Suppose we are in the state \(|0>\) with absolute certainty, then \(\phi=0\) and \(\theta=0\)

\[|\psi> = 1|0> + 0|1> \]

This is represented on the bloch sphere as

phi=0
theta = 0*np.pi

blochplot(phi,theta)

psi = 1.0|0> + 0.0|1>
psi prob = 1.0 , 0.0

If we apply a QFT or Hadamard gate on \(\psi\), the result will be the following state

\[\psi_H = H\psi = \frac{1}{\sqrt{2}}(x_0 + x_1)|0> + \frac{1}{\sqrt{2}}(x_0 - x_1)|1> = \frac{1}{\sqrt{2}}(|0>+|1>) \]
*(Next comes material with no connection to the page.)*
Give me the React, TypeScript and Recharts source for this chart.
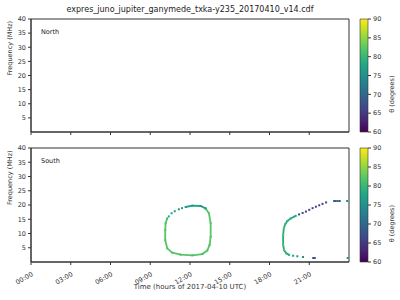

which has corresponding values \(\phi=0\) and \(\theta =\frac{\pi}{2} \).

phi=0
theta = np.pi/2.0

blochplot(phi,theta)

psi = 0.71|0> + 0.71|1>
psi prob = 0.5 , 0.5

This can be seen as an entirely new basis state. We shall label it as

\[|+> = \frac{1}{\sqrt{2}}(|0>+|1>) \]

\[|-> = \frac{1}{\sqrt{2}}(|0>-|1>) \]

Notice that when we have maximal certainty about our initial state \(|\psi> = 1|0>+0|0>\), we have minimal uncertainty about the state we quantum fourier transform into

\[|+> = \frac{1}{\sqrt{2}}(|0>+|1>) \]

The prior is definitely in the state \(|0>\) but the latter has equal chance of being in state \(|0>\) or \(|1>\). However, in the latter, we know with absolute certainty that it is in state \(|+>\), but

\[|\psi>= |0> = \frac{1}{\sqrt{2}}(|+>+|->) \]

so we have maximal uncertainty as to whether the initial \(|\psi>\) is in state \(|+>\) or \(|->\).

This is the uncertainty principle at work for qubit states. There is a trade off in knowledge about particular basis states, when we transform between them.

So applying a Hadamrd gate, or QFT, to our qubit rotates our qubit by \(\frac{\pi}{/2}\) around the bloch sphere.